The perfect segue after leaving the museum is to follow the path that winds through a compact jungle-like setting adjacent to the building to the San Miguelito archeological site. Small in size but not in interest, this was the site of a Mayan settlement more than 800 years ago.
The path meanders past more than three dozen structures, some restored but most left in their natural state. Of greatest interest are a 26-foot-tall pyramid, the ruins of what once were residences, and a small temple where remnants of ancient mural paintings of animals are still visible.
Not far south of the city, along the Caribbean coastline, is Xel-Ha, a park that combines recreational activities with history. It offers excellent snorkeling, a small museum, restaurants and souvenir stalls.
An early Mayan ruin is located close to the park entrance. Paintings are still visible on the walls of the Casa del Jaguar (“House of the Jaguar”) and the Templo de las Pajaros (“Temple of Parrots”).
Several miles further on is Tulum, one of the most inviting Mayan sites, but not for the ruins themselves. Instead, it’s the setting that makes this many a visitor’s favorite archeological location.
The structures stand on a rolling field on a 40-foot-high cliff, protected on three sides by walls and on the fourth by the precipice and the turquoise water of the Caribbean Sea.
A carved figure named the Diving God, with wings and a bird’s tail is repeated on many of the walls. Words etched in stone, and painted murals said to date from the 13th century, adorn the Temple of Frescoes.
Visiting Chichen Itza
Further from the sea, about a 2-1/2 hour drive from Cancun, is Chichen Itza, one of the most impressive and best-restored Mayan places. Its mysterious past adds interest to its already fascinating story.
The area was settled by the Mayans between 500 and 900 CE, then abandoned for a reason that no one knows. It was resettled about 1100 and, it is believed today, then fell under control of the warlike Toltecs whose home base was what now is Mexico City.
Chichen Itza was primarily a ceremonial place of massive structures spread out over two square miles. El Castillo (“the Castle”) is a 98-foot-tall pyramid that overlooks the lower buildings. Eight ball courts were used for a game that was won by guiding a rubber ball through rings suspended 20 feet above the ground.

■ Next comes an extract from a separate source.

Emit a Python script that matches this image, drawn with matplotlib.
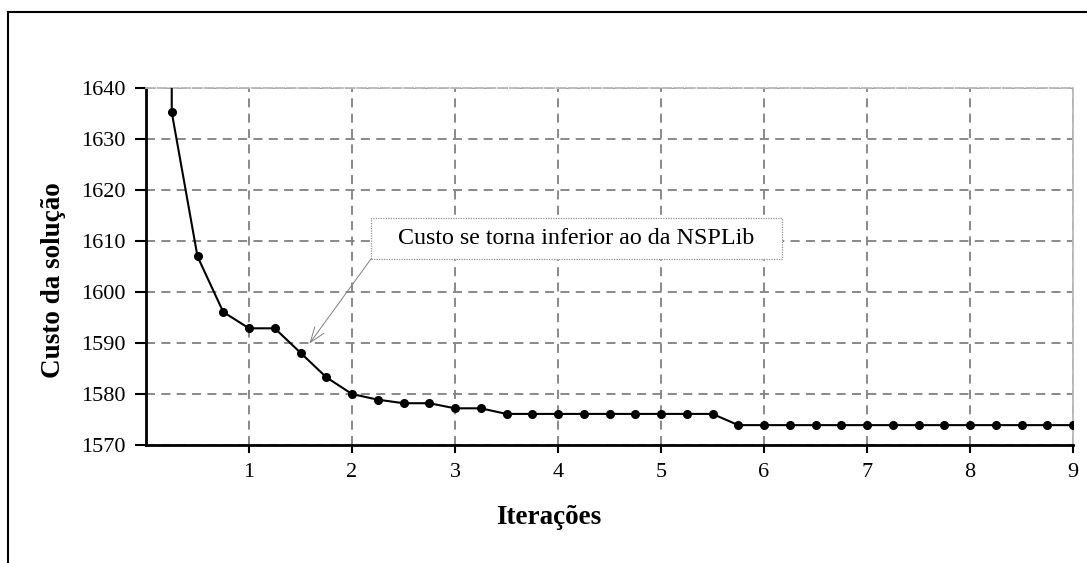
import matplotlib
matplotlib.use("Agg")
import matplotlib.pyplot as plt
from matplotlib.patches import Rectangle
from matplotlib.lines import Line2D

# ---- data ----
iteracoes = [0.25, 0.25, 0.5, 0.75, 1.0, 1.25, 1.5, 1.75, 2.0, 2.25, 2.5, 2.75,
             3.0, 3.25, 3.5, 3.75, 4.0, 4.25, 4.5, 4.75, 5.0, 5.25, 5.5,
             5.75, 6.0, 6.25, 6.5, 6.75, 7.0, 7.25, 7.5, 7.75, 8.0, 8.25,
             8.5, 8.75, 9.0]
custo = [1700, 1635.3, 1607, 1596.1, 1592.9, 1592.9, 1588.1, 1583.3, 1580.0,
         1578.9, 1578.2, 1578.2, 1577.2, 1577.2, 1576.1, 1576.1, 1576.1,
         1576.1, 1576.1, 1576.1, 1576.1, 1576.1, 1576.1,
         1573.9, 1573.9, 1573.9, 1573.9, 1573.9, 1573.9, 1573.9, 1573.9,
         1573.9, 1573.9, 1573.9, 1573.9, 1573.9, 1573.9]
x_ticks = [1, 2, 3, 4, 5, 6, 7, 8, 9]
y_ticks = [1570, 1580, 1590, 1600, 1610, 1620, 1630, 1640]
anotacao = "Custo se torna inferior ao da NSPLib"
xlabel = "Iterações"
ylabel = "Custo da solução"

plt.rcParams['font.family'] = ['Liberation Serif', 'DejaVu Serif']

W, H = 1087, 563
fig = plt.figure(figsize=(W / 100, H / 100), dpi=100)
ax = fig.add_axes([146 / W, 1 - 445 / H, (1073 - 146) / W, (445 - 88.3) / H])

ax.plot(iteracoes, custo, color='black', lw=1.5, marker='o', ms=5.5,
        clip_on=True, zorder=5)

ax.set_xlim(0, 9)
ax.set_ylim(1570, 1640)
ax.set_xticks(x_ticks)
ax.set_yticks(y_ticks)
ax.tick_params(axis='y', direction='out', length=8, width=1.5, pad=7,
               labelsize=16)
ax.tick_params(axis='x', direction='out', length=6, width=1.5, pad=7,
               labelsize=16)

ax.grid(True, color='#808080', linestyle=(0, (5, 3.5)), lw=1.3)
ax.set_axisbelow(True)
for s in ['left', 'bottom']:
    ax.spines[s].set_linewidth(2)
    ax.spines[s].set_color('black')
for s in ['top', 'right']:
    ax.spines[s].set_linewidth(1.3)
    ax.spines[s].set_color('#b8b8b8')
ax.spines['top'].set_linestyle((0, (5, 1.5)))

ax.set_xlabel(xlabel, fontsize=19.5, fontweight='bold', va='center')
ax.set_ylabel(ylabel, fontsize=19.5, fontweight='bold', va='center')
ax.xaxis.set_label_coords((549 - 146) / 927, (445 - 517) / 356.7)
ax.yaxis.set_label_coords((53 - 146) / 927, (445 - 280) / 356.7)

# annotation box
box_x0, box_x1 = (369.3 - 146) / 102.3, (777.7 - 146) / 102.3
box_y0, box_y1 = 1640 - (259.3 - 88.3) / 5.1, 1640 - (218.3 - 88.3) / 5.1
ax.add_patch(Rectangle((box_x0, box_y0), box_x1 - box_x0, box_y1 - box_y0,
                       facecolor='white', edgecolor='#909090', lw=0.9,
                       linestyle=(0, (1, 1)), zorder=6))
ax.text((box_x0 + box_x1) / 2, (box_y0 + box_y1) / 2, anotacao,
        ha='center', va='center', fontsize=17.3, zorder=7)
ax.annotate('', xy=(1.587, 1589.9), xytext=(box_x0, box_y0),
            arrowprops=dict(arrowstyle='->,head_length=1.1,head_width=0.4',
                            color='#808080', lw=0.7, shrinkA=0, shrinkB=0),
            zorder=7)

# outer border
fig.add_artist(Line2D([8 / W, 8 / W], [0, 1 - 12 / H], color='black', lw=1.5,
                      transform=fig.transFigure))
fig.add_artist(Line2D([8 / W, 1], [1 - 12 / H, 1 - 12 / H], color='black',
                      lw=1.5, transform=fig.transFigure))

fig.savefig('out.png', dpi=100, facecolor='white')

A series of limestone sink holes, called “cenotes” (see-NOTE-eez), provided most of the water that was required by the people. One, called the Sacred Cenote, also was used by the Toltecs, when they controlled the site, as a sacrificial well. Victims were thrown into it and drowned in order to appease the gods in which the people believed.
Another reminder of the Toltec practice of human sacrifice are sculpted images of Chacmool, a reclining stone figure with bent knees whose hands hold a receptacle. It’s believed that some sacrificial ceremonies included cutting the heart from the chest of victims and placing it, still beating, in the stone dishes.
It requires a 45-minute boat ride to reach another, much smaller, Mayan monument. The four-mile-long Isla Mujeres (eesla mu-hair-us) presents a split personality to those who make the trip.
The dock area includes an inviting beach, restaurant and snorkeling operation, while the compact “downtown” neighborhood is jammed with modest restaurants, jewelry stores and tourist shops, all selling pretty much the same merchandise.
On a plateau overlooking the sea at the opposite end of the island stand the remains of a small Mayan temple that was dedicated to Ixchel, the goddess of love and fertility.
According to legend, when Spanish explorers arrived in the 16th century and found numerous stone statues of the goddess, they gave the island its name, which means “island of women.”
Whether exploring sprawling Chichen Itza or viewing much more modest Mayan sites, relaxing in the sun or taking in the excitement of the hotel zone, visitors to Cancun and the surrounding area have a wide choice of alternatives.
The combination of old and new, of inviting beach destinations with fascinating reminders of a once-great civilization, offers something-for-everyone appeal.
If you go
While many visitors like the convenience of staying in the hotel zone, with its proximity to restaurants, shopping and other non-beach attractions, others head for the resorts that are strung out along the Caribbean coast south of the city.
The Sunset World Resorts is a Mexican-owned, family-operated mini-chain of properties, each of which offers a very different experience, plus the added benefit to guests of taking advantage of the facilities and services available at all of them.
One of them, the Hacienda Tres Rios Resort, Spa and Nature Park, features a 340-acre setting encompassing five major ecosystems.
The focus at the Sunset Marina Resort & Yacht Club is on a long list of water sports. The Sunset Fisherman resort, south of Cancun, is located near several Mayan sites as well as a small town known for its bustling night life scene.
Rates at the Sunset World Resorts change fairly frequently. The all-inclusive cost of a room, including all meals and a wide variety of services and activities, begins as low as $79 per person, double occupancy. For more information, visit sunsetworld.net or call (800) 494-9173.
For an experience that combines culture and cuisine, check out Mercado 23, an authentic local market very different from the more commercial Mercado 28 that many tourists visit. This small market is located on Avenue Tulum.
If you’re looking for somewhere to eat on Isla Mujeras, don’t let the name of the “Joint” dissuade you from going in. It combines a funky Caribbean feel with a lengthy menu of Mexican dishes. Burritos ($6), and chicken, fish or shrimp ($7), all served with French fries, are filling and tasty. For more information, call (52) 998-243-4475 or visit www.islamujeresdining.com.
For information about visiting Cancun, call (52) 998-881-2745 or visit www.cancun.travel.
Spirit, Aeromexico, Delta and American Airlines fly from Washington-area airports with one stop. Roundtrip fares in late October range from $417 to $467.